## Aim of the task:
Nothing after the line with "const sexLabels = ['Males', 'Females'];" belongs in the copy; extract the lines below from the top through that line, pictures left out.

## Recorded information:
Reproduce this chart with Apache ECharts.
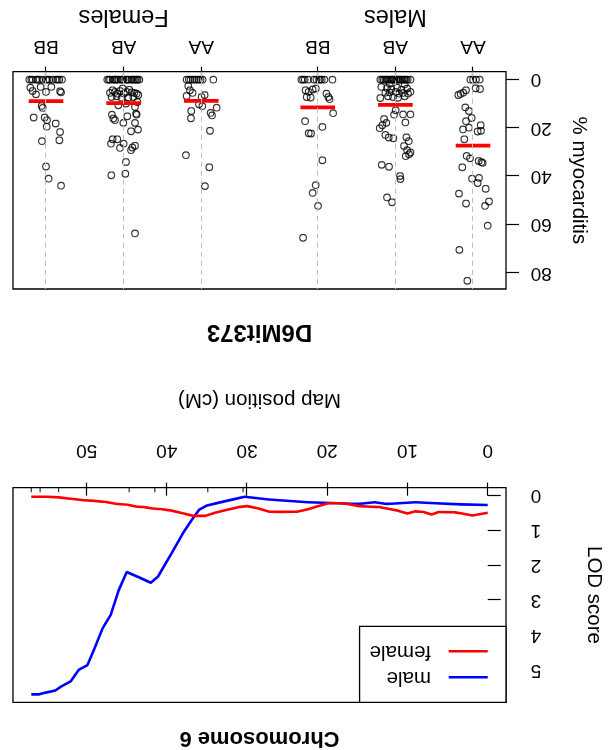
<!DOCTYPE html>
<html><head><meta charset="utf-8">
<script src="https://cdn.jsdelivr.net/npm/echarts@6/dist/echarts.min.js"></script>
<style>
html,body{margin:0;padding:0;background:#fff;overflow:hidden}
#chart{width:613px;height:750px;transform:rotate(180deg);transform-origin:50% 50%;}
</style></head><body><div id="chart"></div>
<script>
// ---------- DATA ----------
const genotypes = ['AA', 'AB', 'BB'];
const sexLabels = ['Males', 'Females'];

// % myocarditis per mouse, and horizontal jitter (in category units) as drawn
const malesAA = [0,0,0,0,3.6,3.9,6.4,5.9,5.4,4.4,11.5,13.0,15.9,17.2,18.9,19.9,20.6,21.5,21.2,24.7,31.6,32.6,33.7,34.2,34.5,36.3,41.0,40.7,42.8,45.2,47.2,51.3,50.5,52.3,60.5,70.5,83.3];
const malesAAJitter = [0.034,-0.086,0,-0.039,-0.034,-0.090,0.189,0.159,0.125,0.090,0.099,0.052,0.017,0.090,-0.099,0.052,0.129,-0.060,-0.103,0.112,0.082,0.039,-0.073,-0.108,-0.125,0.138,0.013,-0.077,-0.060,-0.163,0.181,0.090,-0.206,-0.155,-0.189,0.176,0.073];

const malesAB = [0,0,0,0,0,0,0,0,0,0,0,0,0,0,0,0,0,0,0,0,0,0,
  1.7,1.9,3.0,3.5,3.9,3.3,4.2,3.7,5.1,5.4,5.3,5.1,5.8,5.5,5.8,7.6,6.9,7.2,7.5,6.9,
  12.7,14.5,14.4,14.4,16.3,17.9,17.7,20.1,18.9,22.9,24.0,24.3,23.9,25.5,27.5,29.2,30.9,30.2,31.7,35.3,36.1,39.9,41.2,48.8,50.8];
const malesABJitter = [0.194,0.151,0.116,0.082,0.047,0.013,-0.022,-0.056,-0.090,-0.125,-0.159,-0.194,0.17,0.13,0.10,0.06,0.03,-0.01,-0.04,-0.07,-0.11,-0.14,
  0.073,-0.120,0.181,0.108,0.052,-0.022,-0.077,-0.151,-0.194,0.129,0.073,-0.004,-0.047,-0.099,-0.163,0.194,0.095,0.030,-0.034,-0.120,
  -0.004,0.017,-0.099,-0.194,0.146,0.116,-0.129,0.202,0.168,0.129,0.086,0.026,-0.142,-0.172,-0.112,-0.151,-0.176,-0.194,-0.133,0.176,0.082,-0.060,-0.065,0.108,0.043];

const malesBB = [0,0,0,0,0,0,0,0,0,0,0,
  4.4,5.1,4.1,3.7,7.2,7.4,5.8,7.2,8.1,
  13.9,17.2,19.6,22.2,22.3,33.4,43.7,46.9,52.3,65.5];
const malesBBJitter = [0.211,0.168,0.125,0.017,-0.017,-0.052,-0.086,-0.189,0.19,0.05,-0.03,
  0.157,0.117,0.066,0.025,0.142,0.091,-0.112,-0.137,-0.152,
  -0.198,0.163,-0.060,0.116,0.086,-0.060,0.026,0.065,-0.004,0.189];

const femalesAA = [0,0,0,0,0,0,0,0,0,0,
  2.6,4.4,5.5,6.8,6.4,7.2,10.2,11.0,
  11.6,13.0,13.8,14.8,16.0,21.2,31.3,36.3,44.1];
const femalesAAJitter = [0.189,0.138,0.086,0.034,-0.017,-0.155,0.16,0.11,0.06,0.01,
  0.168,0.146,0.112,0.189,-0.043,-0.004,0.030,-0.013,
  -0.198,0.129,-0.120,-0.138,0.133,-0.112,0.198,-0.103,-0.047];

const femalesAB = [0,0,0,0,0,0,0,0,0,0,0,0,0,0,0,0,0,0,0,0,0,
  5.5,4.4,5.1,5.8,4.7,3.7,5.8,5.1,4.2,5.3,5.5,5.8,6.4,7.2,6.9,7.5,7.5,7.2,9.3,10.6,9.9,11.3,
  14.5,16.1,16.8,15.2,14.1,14.5,17.9,17.9,21.4,20.7,24.7,24.7,26.5,28.3,26.5,29.2,28.1,27.4,34.1,39.0,39.6,63.7];
const femalesABJitter = [0.211,0.176,0.142,0.108,0.073,0.039,0.004,-0.030,-0.065,-0.099,-0.133,-0.168,-0.202,0.19,0.12,0.09,0.02,-0.05,-0.11,-0.15,-0.18,
  0.176,0.142,0.112,0.082,0.047,0.013,-0.004,-0.039,-0.073,-0.103,-0.138,-0.168,-0.189,0.155,0.090,0.026,-0.060,-0.125,-0.176,0.069,-0.030,-0.146,
  0.151,0.133,0.112,-0.047,-0.159,-0.168,0.004,-0.146,-0.095,-0.185,0.142,0.082,0.163,0.047,0,-0.095,-0.112,-0.146,-0.030,-0.022,0.159,-0.146];

const femalesBB = [0,0,0,0,0,0,0,0,0,0,0,0,0,0,0,
  3.3,4.7,6.1,3.0,5.1,3.0,4.8,5.3,10.9,11.7,
  15.7,15.7,16.8,19.5,18.2,21.7,25.1,25.5,36.0,41.0,43.9];
const femalesBBJitter = [0.215,0.172,0.129,0.086,0.043,0,-0.043,-0.086,-0.129,-0.172,-0.206,0.19,0.11,-0.02,-0.15,
  0.202,0.172,0.129,0.069,0,-0.069,-0.181,-0.194,0.056,0.043,
  0.159,0.017,-0.013,-0.009,-0.125,-0.181,-0.172,0.052,0,-0.034,-0.194];

// group means (red bars): Males AA, AB, BB, Females AA, AB, BB
const groupMeans = [27.3, 10.4, 11.5, 8.8, 9.7, 8.9];

// LOD curves, chromosome 6
const femalePos = [0,1.9,3.2,4.1,6.1,7.0,8.0,9.0,10.0,11.2,12.1,13.4,14.6,16.0,18.0,19.9,21.4,22.4,23.8,25.8,27.2,28.7,30.0,31.1,32.6,34.0,35.2,36.7,37.9,39.4,40.6,41.8,42.8,43.7,44.9,46.2,47.6,49.1,50.3,52.0,53.5,54.9,56.9];
const femaleLOD = [0.49,0.57,0.51,0.48,0.47,0.54,0.47,0.45,0.51,0.43,0.39,0.33,0.32,0.30,0.22,0.22,0.32,0.39,0.46,0.47,0.46,0.36,0.30,0.33,0.41,0.49,0.58,0.58,0.51,0.43,0.39,0.37,0.33,0.32,0.26,0.24,0.18,0.15,0.13,0.09,0.05,0.03,0.03];
const malePos = [0,3.4,6.5,9.0,12.6,14.1,16.2,18.6,22.4,27.3,30.3,31.6,33.5,35.1,36.0,36.9,38.0,39.4,41.1,42.0,43.5,45.0,46.0,47.0,48.0,49.1,49.9,51.0,52.0,53.2,53.9,55.1,55.9,56.9];
const maleLOD = [0.27,0.25,0.22,0.19,0.24,0.19,0.24,0.22,0.19,0.11,0.03,0.10,0.20,0.29,0.41,0.70,1.08,1.65,2.32,2.50,2.34,2.19,2.71,3.42,3.80,4.43,4.86,5.00,5.33,5.48,5.59,5.65,5.70,5.70];
const markerPos = [30.5, 34.9, 41.5, 44.7, 53.5, 55.8, 56.9];

const lodXTicks = [0, 10, 20, 30, 40, 50];
const lodYTicks = [0, 1, 2, 3, 4, 5];
const phenoYTicks = [0, 20, 40, 60, 80];

// ---------- BUILD ----------
const groupValues = [malesAA, malesAB, malesBB, femalesAA, femalesAB, femalesBB];
const groupJitter = [malesAAJitter, malesABJitter, malesBBJitter, femalesAAJitter, femalesABJitter, femalesBBJitter];
const slots = [1, 2, 3, 4.5, 5.5, 6.5];
const sexSlots = [2, 5.5];
const slotLabel = {};
slots.forEach((s, i) => slotLabel[s] = genotypes[i % 3]);
const sexLabel = {};
sexSlots.forEach((s, i) => sexLabel[s] = sexLabels[i]);

const pts = [];
groupValues.forEach((vals, g) => vals.forEach((v, i) => pts.push([slots[g] + groupJitter[g][i], v])));

const lodYMin = -0.228, lodYMax = 5.928;
const font = "'Liberation Sans', Arial, Helvetica, sans-serif";
const tickStyle = {color: '#000', width: 1.2};
const labelBase = {color: '#000', fontSize: 19, fontFamily: font};

const meanSeries = groupMeans.map((m, g) => ({
  type: 'line', xAxisIndex: 1, yAxisIndex: 1, symbol: 'none', silent: true, z: 4,
  lineStyle: {color: '#ff0000', width: 3.8},
  data: [[slots[g] - 0.223, m], [slots[g] + 0.223, m]]
}));

const chart = echarts.init(document.getElementById('chart'), null, {renderer: 'canvas'});
chart.setOption({
  animation: false,
  backgroundColor: '#fff',
  textStyle: {fontFamily: font},
  grid: [
    {left: 107, right: 13, top: 47.7, height: 214.6, show: true, borderColor: '#000', borderWidth: 1.3, backgroundColor: 'rgba(0,0,0,0)'},
    {left: 107, right: 13, top: 461, height: 217.3, show: true, borderColor: '#000', borderWidth: 1.3, backgroundColor: 'rgba(0,0,0,0)'}
  ],
  xAxis: [
    {gridIndex: 0, type: 'value', min: -2.28, max: 59.18, position: 'bottom',
      axisLine: {show: false}, splitLine: {show: false},
      axisTick: {show: true, length: 13, lineStyle: tickStyle, customValues: lodXTicks},
      axisLabel: Object.assign({customValues: lodXTicks, margin: 28}, labelBase),
      name: 'Map position (cM)', nameLocation: 'middle', nameGap: 78,
      nameTextStyle: {color: '#000', fontSize: 20.5, fontFamily: font}},
    {gridIndex: 1, type: 'value', min: 0.575, max: 6.925, position: 'bottom',
      axisLine: {show: false}, splitLine: {show: false},
      axisTick: {show: true, length: 13, lineStyle: tickStyle, customValues: slots},
      axisLabel: Object.assign({customValues: slots, margin: 16, formatter: v => slotLabel[v] || ''}, labelBase)},
    {gridIndex: 1, type: 'value', min: 0.575, max: 6.925, position: 'bottom',
      axisLine: {show: false}, splitLine: {show: false}, axisTick: {show: false},
      axisLabel: {customValues: sexSlots, margin: 43, color: '#000', fontSize: 23.5, fontFamily: font, formatter: v => sexLabel[v] || ''}}
  ],
  yAxis: [
    {gridIndex: 0, type: 'value', min: lodYMin, max: lodYMax, position: 'left',
      axisLine: {show: false}, splitLine: {show: false},
      axisTick: {show: true, length: 13, lineStyle: tickStyle, customValues: lodYTicks},
      axisLabel: Object.assign({customValues: lodYTicks, margin: 24.6}, labelBase),
      name: 'LOD score', nameLocation: 'middle', nameGap: 77,
      nameTextStyle: {color: '#000', fontSize: 20.5, fontFamily: font}},
    {gridIndex: 1, type: 'value', min: -3.3, max: 86.7, position: 'left',
      axisLine: {show: false}, splitLine: {show: false},
      axisTick: {show: true, length: 13, lineStyle: tickStyle, customValues: phenoYTicks},
      axisLabel: Object.assign({customValues: phenoYTicks, margin: 24.6}, labelBase),
      name: '% myocarditis', nameLocation: 'middle', nameGap: 62,
      nameTextStyle: {color: '#000', fontSize: 20.5, fontFamily: font}}
  ],
  legend: {
    data: [{name: 'male', icon: 'rect'}, {name: 'female', icon: 'rect'}],
    orient: 'vertical', left: 107, top: 47.7,
    padding: [14.6, 10, 14.4, 18.3], itemGap: 5, itemWidth: 39, itemHeight: 2.6,
    borderColor: '#000', borderWidth: 1.3, backgroundColor: '#fff',
    textStyle: {color: '#000', fontSize: 20.5, fontFamily: font, padding: [0, 0, 0, 12.6]}
  },
  graphic: [
    {type: 'text', x: 353.5, y: 12, style: {text: 'Chromosome 6', fill: '#000', fontSize: 22, fontWeight: 'bold', fontFamily: font, align: 'center', verticalAlign: 'middle'}},
    {type: 'text', x: 353.5, y: 418.3, style: {text: 'D6Mit373', fill: '#000', fontSize: 24, fontWeight: 'bold', fontFamily: font, align: 'center', verticalAlign: 'middle'}}
  ],
  series: [
    {name: 'male', type: 'line', xAxisIndex: 0, yAxisIndex: 0, symbol: 'none', z: 3,
      color: '#0000ff', itemStyle: {color: '#0000ff'}, lineStyle: {color: '#0000ff', width: 2.6},
      data: malePos.map((p, i) => [p, maleLOD[i]])},
    {name: 'female', type: 'line', xAxisIndex: 0, yAxisIndex: 0, symbol: 'none', z: 3,
      color: '#ff0000', itemStyle: {color: '#ff0000'}, lineStyle: {color: '#ff0000', width: 2.6},
      data: femalePos.map((p, i) => [p, femaleLOD[i]])},
    {type: 'scatter', xAxisIndex: 0, yAxisIndex: 0, symbol: 'rect', symbolSize: [1.2, 4.5],
      symbolOffset: [0, -2.25], clip: false, silent: true, itemStyle: {color: '#000'},
      data: markerPos.map(p => [p, lodYMin])},
    {type: 'scatter', xAxisIndex: 1, yAxisIndex: 1, data: [], silent: true, z: 1,
      markLine: {silent: true, symbol: ['none', 'none'], label: {show: false},
        lineStyle: {color: '#bdbdbd', width: 1, type: [5, 4]},
        data: slots.map(s => ({xAxis: s}))}},
    {type: 'scatter', xAxisIndex: 1, yAxisIndex: 1, symbol: 'circle', symbolSize: 6.6, silent: true, z: 2,
      itemStyle: {color: 'rgba(0,0,0,0)', borderColor: '#000', borderWidth: 1.15},
      data: pts}
  ].concat(meanSeries)
});
</script></body></html>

## The solution:
Reproduce this chart with Apache ECharts.
<!DOCTYPE html>
<html><head><meta charset="utf-8">
<script src="https://cdn.jsdelivr.net/npm/echarts@6/dist/echarts.min.js"></script>
<style>
html,body{margin:0;padding:0;background:#fff;overflow:hidden}
#chart{width:613px;height:750px;transform:rotate(180deg);transform-origin:50% 50%;}
</style></head><body><div id="chart"></div>
<script>
// ---------- DATA ----------
const genotypes = ['AA', 'AB', 'BB'];
const sexLabels = ['Males', 'Females'];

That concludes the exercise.